The second round was once again dominated by the Irish with Pat Buckley training another treble with runners well backed off course. Knockaboul Syd won the first heat in a fast 29.29, from Swift Lettuce and Lenson Bocko but favourite Newinn Session was eliminated. Ballydoyle Valor won heat two followed by an English win by Southwood Jet. Deerjet Sydney recorded an impressive 29.15 winning heat four and Coolavanny Chick took the next heat which saw the challenges of both Doolin Duke and Feudal Spirit come to an end. The John Mullins trained Rockmount Ozzy provided a huge shock in heat six when winning at odds of 40–1 with Wolfe scraping through in third place. Buckley's third success was with Glengar Bale who battled with Churchill Holly for the win in heat seven where Bockos Doomie was eliminated. The eighth and final heat saw a sixth Irish success of the night when Swanley Chick won but Gonzo failed to progress. No less than six unbeaten greyhounds went into the quarter-final draw.

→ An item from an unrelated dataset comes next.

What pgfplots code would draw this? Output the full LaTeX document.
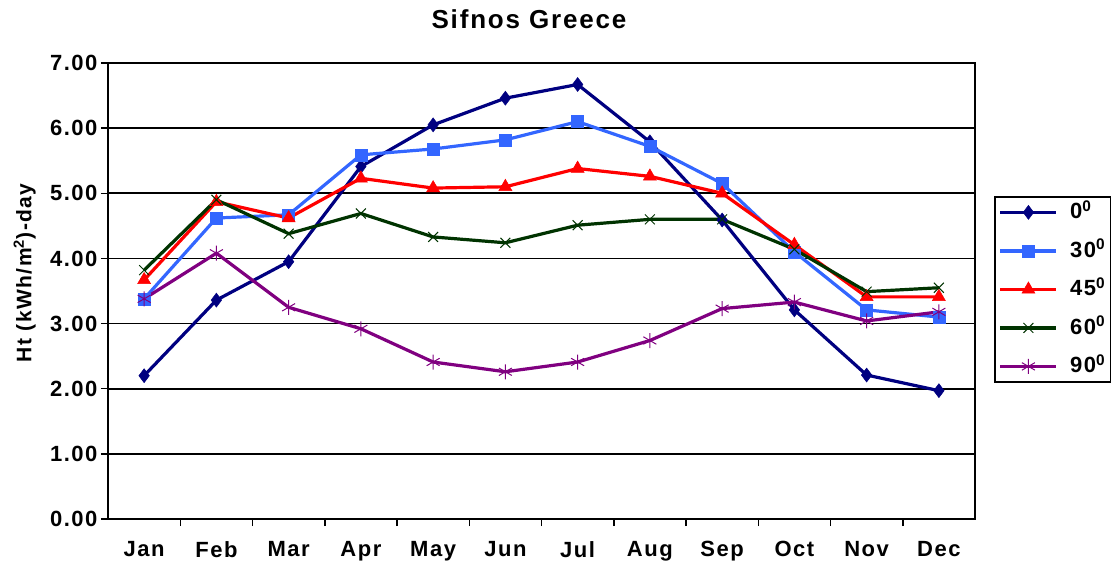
\documentclass[border=0pt]{standalone}
\usepackage{fontspec}
\setmainfont{Liberation Sans}[LetterSpace=7]
\usepackage{pgfplots}
\pgfplotsset{compat=1.18}
\definecolor{cA}{RGB}{0,0,128}
\definecolor{cB}{RGB}{51,102,255}
\definecolor{cC}{RGB}{255,0,0}
\definecolor{cD}{RGB}{0,51,0}
\definecolor{cE}{RGB}{128,0,128}
\begin{document}
\begin{tikzpicture}
\useasboundingbox (0,0) rectangle (1111pt,566pt);
\begin{axis}[
  at={(108pt,47pt)}, anchor=south west,
  width=867pt, height=456pt, scale only axis,
  xmin=0.5, xmax=12.5, ymin=0, ymax=7,
  axis line style={black, line width=1.6pt},
  xtick={1.5,2.5,...,11.5},
  xticklabels={},
  extra x ticks={1,2,...,12},
  extra x tick labels={Jan,Feb,Mar,Apr,May,Jun,Jul,Aug,Sep,Oct,Nov,Dec},
  extra x tick style={major tick length=0pt, grid=none},
  ytick={0,1,...,7},
  ymajorgrids, grid style={black, line width=1.6pt},
  tick align=outside, major tick length=7pt,
  tick style={black, line width=1.5pt},
  xtick pos=bottom, ytick pos=left,
  tick label style={font=\fontsize{22}{22}\selectfont\bfseries},
  xticklabel style={yshift=-19pt},
  yticklabel style={/pgf/number format/.cd, fixed, fixed zerofill, precision=2, assume math mode=true},
  title={Sifnos Greece},
  title style={font=\fontsize{26}{26}\selectfont\bfseries, at={(axis description cs:0.4856,1.083)}, anchor=center},
  ylabel={Ht (kWh/m\textsuperscript{2})-day},
  ylabel style={font=\fontsize{21}{21}\selectfont\bfseries, at={(axis description cs:-0.096,0.54)}, anchor=center, rotate=0},
  legend style={at={(axis description cs:1.022,0.708)}, anchor=north west, draw=black, line width=1.5pt,
    font=\fontsize{22}{22}\selectfont\bfseries, row sep=15.5pt, inner sep=4pt,
    nodes={inner sep=2pt, text height=16pt, text depth=3pt}},
  legend cell align=left,
  legend image code/.code={\draw[mark repeat=2,mark phase=2] plot coordinates {(4pt,0pt) (32pt,0pt) (60pt,0pt)}; \path (70pt,0pt);},
]
\addplot[cA, line width=3.2pt, mark=diamond*, mark size=7pt, mark options={solid, line width=0.5pt}] coordinates {
(1,2.20) (2,3.36) (3,3.95) (4,5.41) (5,6.05) (6,6.46) (7,6.67) (8,5.79) (9,4.59) (10,3.21) (11,2.21) (12,1.97)};
\addlegendentry{0\textsuperscript{0}}
\addplot[cB, line width=3.2pt, mark=square*, mark size=6pt, mark options={solid, line width=0.5pt}] coordinates {
(1,3.38) (2,4.62) (3,4.67) (4,5.59) (5,5.68) (6,5.82) (7,6.10) (8,5.72) (9,5.15) (10,4.10) (11,3.21) (12,3.10)};
\addlegendentry{30\textsuperscript{0}}
\addplot[cC, line width=3.2pt, mark=triangle*, mark size=7.5pt, mark options={solid, line width=0.5pt}] coordinates {
(1,3.67) (2,4.87) (3,4.62) (4,5.23) (5,5.08) (6,5.10) (7,5.38) (8,5.26) (9,5.00) (10,4.21) (11,3.41) (12,3.41)};
\addlegendentry{45\textsuperscript{0}}
\addplot[cD, line width=3.2pt, mark=x, mark size=7pt, mark options={solid, line width=1pt}] coordinates {
(1,3.82) (2,4.90) (3,4.38) (4,4.69) (5,4.33) (6,4.24) (7,4.51) (8,4.60) (9,4.60) (10,4.14) (11,3.49) (12,3.55)};
\addlegendentry{60\textsuperscript{0}}
\addplot[cE, line width=3.2pt, mark=asterisk, mark size=7.5pt, mark options={solid, line width=1pt}] coordinates {
(1,3.38) (2,4.08) (3,3.25) (4,2.92) (5,2.41) (6,2.26) (7,2.41) (8,2.74) (9,3.23) (10,3.33) (11,3.04) (12,3.18)};
\addlegendentry{90\textsuperscript{0}}
\end{axis}
\end{tikzpicture}
\end{document}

The quarter final draw was unfortunate for Pat Buckley because all three of his remaining charges were drawn in the fourth and final heat which looked the strongest on paper. The first heat resulted in a win for Wolfe who won in 29.47 defeating Coolavanny Chick by 2 lengths and making amends for his early exit the previous year. Heat two went to Southwood Jet trained by Richard Rees and the blue dog remained unbeaten but Lenson Bocko was eliminated in the same heat. Smurfs Machine won the third heat which saw favourite Ballydoyle Valor qualify in third place. The fourth and final heat ended in a 1-2 finish for Buckley with Knockaboul Syd and Deerjet Sydney but his third runner Glengar Bale was eliminated along with Kilara Icon.

Two hounds, Southwood Jet and Knockaboul Syd remained unbeaten going into the semi-finals but the event was wide open following all four quarter finals being won within 7 spots of each other. Southwood Jet duly won the first semi final and would go into the final as the only unbeaten greyhound in the competition, he led all the way on another very wet night which resulted in slow times once again. Ballydoyle Valor ran well to finish second and Coolavanny Chick took third but favourite Knockaboul Syd finished last after encountering trouble at the second bend. An Irish 1–2 in the second semi final (Wolfe from Deerjey Sydney) meant that four Irish hounds would make the final for the second year in succession. Smurfs Machine took the remaining qualifying spot for the 2020 Derby final.